* [Prompt]:
Repeat the records below exactly, leaving out any pictures.

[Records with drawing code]
—————

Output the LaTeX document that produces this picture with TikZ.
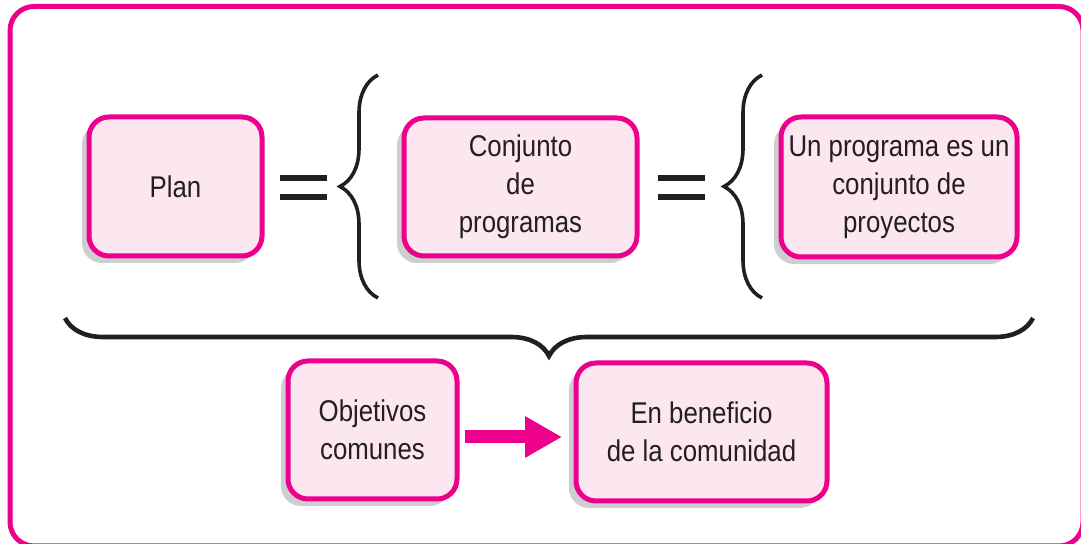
\documentclass[tikz,border=0pt]{standalone}
\usepackage{fontspec}
\setmainfont{Liberation Sans}[FakeStretch=0.86]
\usepackage{tikz}
\usetikzlibrary{positioning,arrows.meta,decorations.pathreplacing,shadows}
\definecolor{planpink}{HTML}{EC008C}
\definecolor{planfill}{HTML}{FCE6F0}
\definecolor{planshade}{HTML}{CDCED0}
\definecolor{braceink}{HTML}{231F20}

\begin{document}
\begin{tikzpicture}[x=0.5pt,y=-0.5pt,
  box/.style={draw=planpink, line width=2.5pt, fill=planfill, rounded corners=10pt,
    align=center, inner sep=0pt, outer sep=0pt,
    font=\fontsize{15}{19}\selectfont\color{braceink},
    drop shadow={shadow xshift=-3.5pt, shadow yshift=-3.5pt, fill=planshade, opacity=1}},
  curly/.style={decorate, decoration={brace, amplitude=#1}, line width=1.8pt, draw=braceink},
  flow/.style={-{Triangle[length=18.5pt,width=19.5pt]}, line width=6.5pt, draw=planpink,
    shorten <=4pt, shorten >=7pt}]
  \useasboundingbox (0,0) rectangle (1081,544);

  % Frame
  \draw[planpink, line width=2.5pt, rounded corners=12pt] (10,6.5) rectangle (1083,546);

  % Top row
  \node[box, minimum width=86.5pt, minimum height=69.5pt] (plan) at (175.5,186.5) {Plan};
  \node[box, minimum width=116.5pt, minimum height=69pt] (progs) at (520.5,187)
    {Conjunto\\de\\programas};
  \node[box, minimum width=118pt, minimum height=70pt] (proys) at (899,187)
    {Un programa es un\\conjunto de\\proyectos};

  % Equals signs
  \fill[braceink] (280,175) rectangle (327,181);
  \fill[braceink] (280,194) rectangle (327,200);
  \fill[braceink] (658,175) rectangle (705,181);
  \fill[braceink] (658,194) rectangle (705,200);

  % Braces
  \draw[curly=19pt] (378,298) -- (378,75);
  \draw[curly=19pt] (762,298) -- (762,75);
  \draw[curly=19pt, line width=2.3pt] (1033,318) -- (65,318);

  % Bottom row
  \node[box, minimum width=84.5pt, minimum height=69pt] (obj) at (372.5,430)
    {Objetivos\\comunes};
  \node[box, minimum width=125.5pt, minimum height=69pt] (benef) at (701.5,432)
    {En beneficio\\de la comunidad};

  \draw[flow] ([yshift=-3.5pt]obj.east) -- ([yshift=-2.5pt]benef.west);
\end{tikzpicture}
\end{document}
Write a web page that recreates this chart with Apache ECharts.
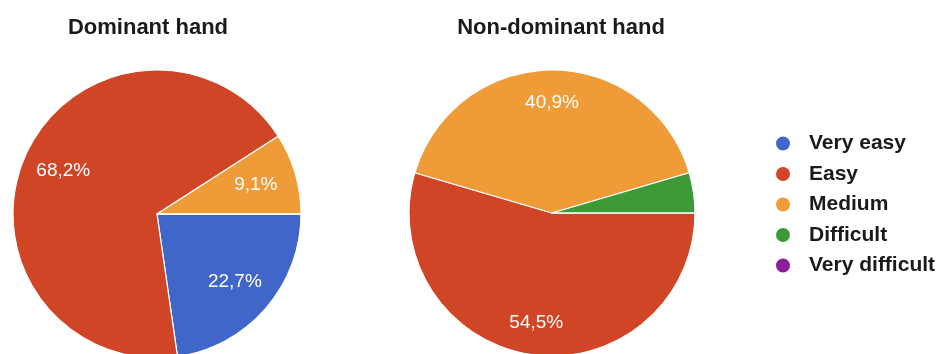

—————

* [Completed task]:
Output the LaTeX document that produces this picture with TikZ.
\documentclass[tikz,border=0pt]{standalone}
\usepackage{fontspec}
\setmainfont{Liberation Sans}[FakeStretch=0.86]
\usepackage{tikz}
\usetikzlibrary{positioning,arrows.meta,decorations.pathreplacing,shadows}
\definecolor{planpink}{HTML}{EC008C}
\definecolor{planfill}{HTML}{FCE6F0}
\definecolor{planshade}{HTML}{CDCED0}
\definecolor{braceink}{HTML}{231F20}

\begin{document}
\begin{tikzpicture}[x=0.5pt,y=-0.5pt,
  box/.style={draw=planpink, line width=2.5pt, fill=planfill, rounded corners=10pt,
    align=center, inner sep=0pt, outer sep=0pt,
    font=\fontsize{15}{19}\selectfont\color{braceink},
    drop shadow={shadow xshift=-3.5pt, shadow yshift=-3.5pt, fill=planshade, opacity=1}},
  curly/.style={decorate, decoration={brace, amplitude=#1}, line width=1.8pt, draw=braceink},
  flow/.style={-{Triangle[length=18.5pt,width=19.5pt]}, line width=6.5pt, draw=planpink,
    shorten <=4pt, shorten >=7pt}]
  \useasboundingbox (0,0) rectangle (1081,544);

  % Frame
  \draw[planpink, line width=2.5pt, rounded corners=12pt] (10,6.5) rectangle (1083,546);

  % Top row
  \node[box, minimum width=86.5pt, minimum height=69.5pt] (plan) at (175.5,186.5) {Plan};
  \node[box, minimum width=116.5pt, minimum height=69pt] (progs) at (520.5,187)
    {Conjunto\\de\\programas};
  \node[box, minimum width=118pt, minimum height=70pt] (proys) at (899,187)
    {Un programa es un\\conjunto de\\proyectos};

  % Equals signs
  \fill[braceink] (280,175) rectangle (327,181);
  \fill[braceink] (280,194) rectangle (327,200);
  \fill[braceink] (658,175) rectangle (705,181);
  \fill[braceink] (658,194) rectangle (705,200);

  % Braces
  \draw[curly=19pt] (378,298) -- (378,75);
  \draw[curly=19pt] (762,298) -- (762,75);
  \draw[curly=19pt, line width=2.3pt] (1033,318) -- (65,318);

  % Bottom row
  \node[box, minimum width=84.5pt, minimum height=69pt] (obj) at (372.5,430)
    {Objetivos\\comunes};
  \node[box, minimum width=125.5pt, minimum height=69pt] (benef) at (701.5,432)
    {En beneficio\\de la comunidad};

  \draw[flow] ([yshift=-3.5pt]obj.east) -- ([yshift=-2.5pt]benef.west);
\end{tikzpicture}
\end{document}
Write a web page that recreates this chart with Apache ECharts.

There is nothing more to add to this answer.